▸ **YOUR GOAL**: Leaving out every picture, quote the data below exactly as it appears.
Start of DATA LINES
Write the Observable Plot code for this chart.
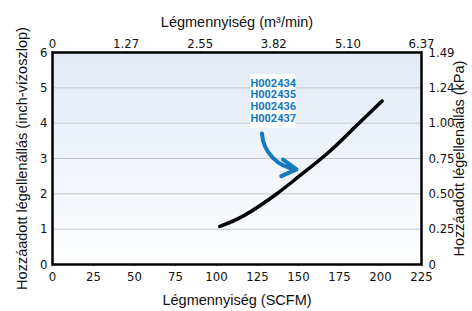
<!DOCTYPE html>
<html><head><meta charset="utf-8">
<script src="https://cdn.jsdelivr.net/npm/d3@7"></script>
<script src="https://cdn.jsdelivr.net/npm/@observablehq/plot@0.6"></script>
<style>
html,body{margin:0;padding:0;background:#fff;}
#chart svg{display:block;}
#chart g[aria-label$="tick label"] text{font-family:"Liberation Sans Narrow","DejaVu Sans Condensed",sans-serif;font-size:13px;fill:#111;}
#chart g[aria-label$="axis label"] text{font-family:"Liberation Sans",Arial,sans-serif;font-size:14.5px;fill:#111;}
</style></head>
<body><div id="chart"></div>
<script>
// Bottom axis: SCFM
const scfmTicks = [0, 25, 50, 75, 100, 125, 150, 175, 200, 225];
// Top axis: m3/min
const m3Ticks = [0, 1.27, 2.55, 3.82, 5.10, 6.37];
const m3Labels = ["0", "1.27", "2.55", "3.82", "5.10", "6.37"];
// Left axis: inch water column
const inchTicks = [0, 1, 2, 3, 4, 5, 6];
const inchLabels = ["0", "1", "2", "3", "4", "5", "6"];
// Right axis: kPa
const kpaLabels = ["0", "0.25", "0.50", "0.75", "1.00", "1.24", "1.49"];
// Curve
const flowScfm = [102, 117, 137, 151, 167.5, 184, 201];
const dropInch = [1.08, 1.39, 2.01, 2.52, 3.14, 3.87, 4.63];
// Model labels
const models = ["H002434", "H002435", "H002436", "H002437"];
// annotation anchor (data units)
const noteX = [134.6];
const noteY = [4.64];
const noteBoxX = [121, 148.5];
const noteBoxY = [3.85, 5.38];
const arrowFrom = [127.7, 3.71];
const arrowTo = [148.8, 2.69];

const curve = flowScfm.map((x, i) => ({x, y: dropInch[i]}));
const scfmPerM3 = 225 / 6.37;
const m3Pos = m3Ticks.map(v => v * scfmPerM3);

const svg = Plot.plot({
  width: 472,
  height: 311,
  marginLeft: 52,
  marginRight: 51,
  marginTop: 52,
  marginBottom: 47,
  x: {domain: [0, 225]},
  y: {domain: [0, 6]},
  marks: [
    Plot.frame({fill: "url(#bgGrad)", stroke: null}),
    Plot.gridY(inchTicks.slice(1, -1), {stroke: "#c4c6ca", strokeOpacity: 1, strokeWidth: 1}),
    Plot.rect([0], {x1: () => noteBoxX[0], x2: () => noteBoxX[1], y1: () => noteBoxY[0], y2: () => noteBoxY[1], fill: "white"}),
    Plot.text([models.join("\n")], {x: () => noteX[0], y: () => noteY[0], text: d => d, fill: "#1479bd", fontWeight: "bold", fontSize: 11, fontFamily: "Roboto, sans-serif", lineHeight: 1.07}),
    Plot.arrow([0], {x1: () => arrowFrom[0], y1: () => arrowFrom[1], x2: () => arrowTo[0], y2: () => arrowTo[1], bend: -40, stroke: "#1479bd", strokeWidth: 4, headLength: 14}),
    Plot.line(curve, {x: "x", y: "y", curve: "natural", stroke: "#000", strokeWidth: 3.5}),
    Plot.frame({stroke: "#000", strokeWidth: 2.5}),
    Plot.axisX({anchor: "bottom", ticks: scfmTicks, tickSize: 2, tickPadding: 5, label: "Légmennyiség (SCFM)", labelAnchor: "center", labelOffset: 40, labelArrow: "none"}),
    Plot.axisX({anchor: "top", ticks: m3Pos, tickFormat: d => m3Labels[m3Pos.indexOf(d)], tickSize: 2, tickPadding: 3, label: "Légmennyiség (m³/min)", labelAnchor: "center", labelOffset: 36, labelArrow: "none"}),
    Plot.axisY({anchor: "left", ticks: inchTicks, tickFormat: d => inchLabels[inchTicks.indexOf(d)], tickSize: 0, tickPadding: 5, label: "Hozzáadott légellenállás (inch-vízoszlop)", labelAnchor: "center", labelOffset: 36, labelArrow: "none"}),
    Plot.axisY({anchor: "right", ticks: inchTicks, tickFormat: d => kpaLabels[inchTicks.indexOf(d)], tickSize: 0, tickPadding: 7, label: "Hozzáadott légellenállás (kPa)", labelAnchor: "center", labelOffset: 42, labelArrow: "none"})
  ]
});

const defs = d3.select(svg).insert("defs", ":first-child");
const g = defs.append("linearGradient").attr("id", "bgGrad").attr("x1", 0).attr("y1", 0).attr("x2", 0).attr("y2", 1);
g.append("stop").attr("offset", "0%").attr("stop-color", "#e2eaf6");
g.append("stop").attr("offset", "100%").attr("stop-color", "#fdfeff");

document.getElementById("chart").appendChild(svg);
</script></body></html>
End of DATA LINES
▸ **RESULT FOR THIS EXERCISE**:
Write the Observable Plot code for this chart.
<!DOCTYPE html>
<html><head><meta charset="utf-8">
<script src="https://cdn.jsdelivr.net/npm/d3@7"></script>
<script src="https://cdn.jsdelivr.net/npm/@observablehq/plot@0.6"></script>
<style>
html,body{margin:0;padding:0;background:#fff;}
#chart svg{display:block;}
#chart g[aria-label$="tick label"] text{font-family:"Liberation Sans Narrow","DejaVu Sans Condensed",sans-serif;font-size:13px;fill:#111;}
#chart g[aria-label$="axis label"] text{font-family:"Liberation Sans",Arial,sans-serif;font-size:14.5px;fill:#111;}
</style></head>
<body><div id="chart"></div>
<script>
// Bottom axis: SCFM
const scfmTicks = [0, 25, 50, 75, 100, 125, 150, 175, 200, 225];
// Top axis: m3/min
const m3Ticks = [0, 1.27, 2.55, 3.82, 5.10, 6.37];
const m3Labels = ["0", "1.27", "2.55", "3.82", "5.10", "6.37"];
// Left axis: inch water column
const inchTicks = [0, 1, 2, 3, 4, 5, 6];
const inchLabels = ["0", "1", "2", "3", "4", "5", "6"];
// Right axis: kPa
const kpaLabels = ["0", "0.25", "0.50", "0.75", "1.00", "1.24", "1.49"];
// Curve
const flowScfm = [102, 117, 137, 151, 167.5, 184, 201];
const dropInch = [1.08, 1.39, 2.01, 2.52, 3.14, 3.87, 4.63];
// Model labels
const models = ["H002434", "H002435", "H002436", "H002437"];
// annotation anchor (data units)
const noteX = [134.6];
const noteY = [4.64];
const noteBoxX = [121, 148.5];
const noteBoxY = [3.85, 5.38];
const arrowFrom = [127.7, 3.71];
const arrowTo = [148.8, 2.69];

const curve = flowScfm.map((x, i) => ({x, y: dropInch[i]}));
const scfmPerM3 = 225 / 6.37;
const m3Pos = m3Ticks.map(v => v * scfmPerM3);

const svg = Plot.plot({
  width: 472,
  height: 311,
  marginLeft: 52,
  marginRight: 51,
  marginTop: 52,
  marginBottom: 47,
  x: {domain: [0, 225]},
  y: {domain: [0, 6]},
  marks: [
    Plot.frame({fill: "url(#bgGrad)", stroke: null}),
    Plot.gridY(inchTicks.slice(1, -1), {stroke: "#c4c6ca", strokeOpacity: 1, strokeWidth: 1}),
    Plot.rect([0], {x1: () => noteBoxX[0], x2: () => noteBoxX[1], y1: () => noteBoxY[0], y2: () => noteBoxY[1], fill: "white"}),
    Plot.text([models.join("\n")], {x: () => noteX[0], y: () => noteY[0], text: d => d, fill: "#1479bd", fontWeight: "bold", fontSize: 11, fontFamily: "Roboto, sans-serif", lineHeight: 1.07}),
    Plot.arrow([0], {x1: () => arrowFrom[0], y1: () => arrowFrom[1], x2: () => arrowTo[0], y2: () => arrowTo[1], bend: -40, stroke: "#1479bd", strokeWidth: 4, headLength: 14}),
    Plot.line(curve, {x: "x", y: "y", curve: "natural", stroke: "#000", strokeWidth: 3.5}),
    Plot.frame({stroke: "#000", strokeWidth: 2.5}),
    Plot.axisX({anchor: "bottom", ticks: scfmTicks, tickSize: 2, tickPadding: 5, label: "Légmennyiség (SCFM)", labelAnchor: "center", labelOffset: 40, labelArrow: "none"}),
    Plot.axisX({anchor: "top", ticks: m3Pos, tickFormat: d => m3Labels[m3Pos.indexOf(d)], tickSize: 2, tickPadding: 3, label: "Légmennyiség (m³/min)", labelAnchor: "center", labelOffset: 36, labelArrow: "none"}),
    Plot.axisY({anchor: "left", ticks: inchTicks, tickFormat: d => inchLabels[inchTicks.indexOf(d)], tickSize: 0, tickPadding: 5, label: "Hozzáadott légellenállás (inch-vízoszlop)", labelAnchor: "center", labelOffset: 36, labelArrow: "none"}),
    Plot.axisY({anchor: "right", ticks: inchTicks, tickFormat: d => kpaLabels[inchTicks.indexOf(d)], tickSize: 0, tickPadding: 7, label: "Hozzáadott légellenállás (kPa)", labelAnchor: "center", labelOffset: 42, labelArrow: "none"})
  ]
});

const defs = d3.select(svg).insert("defs", ":first-child");
const g = defs.append("linearGradient").attr("id", "bgGrad").attr("x1", 0).attr("y1", 0).attr("x2", 0).attr("y2", 1);
g.append("stop").attr("offset", "0%").attr("stop-color", "#e2eaf6");
g.append("stop").attr("offset", "100%").attr("stop-color", "#fdfeff");

document.getElementById("chart").appendChild(svg);
</script></body></html>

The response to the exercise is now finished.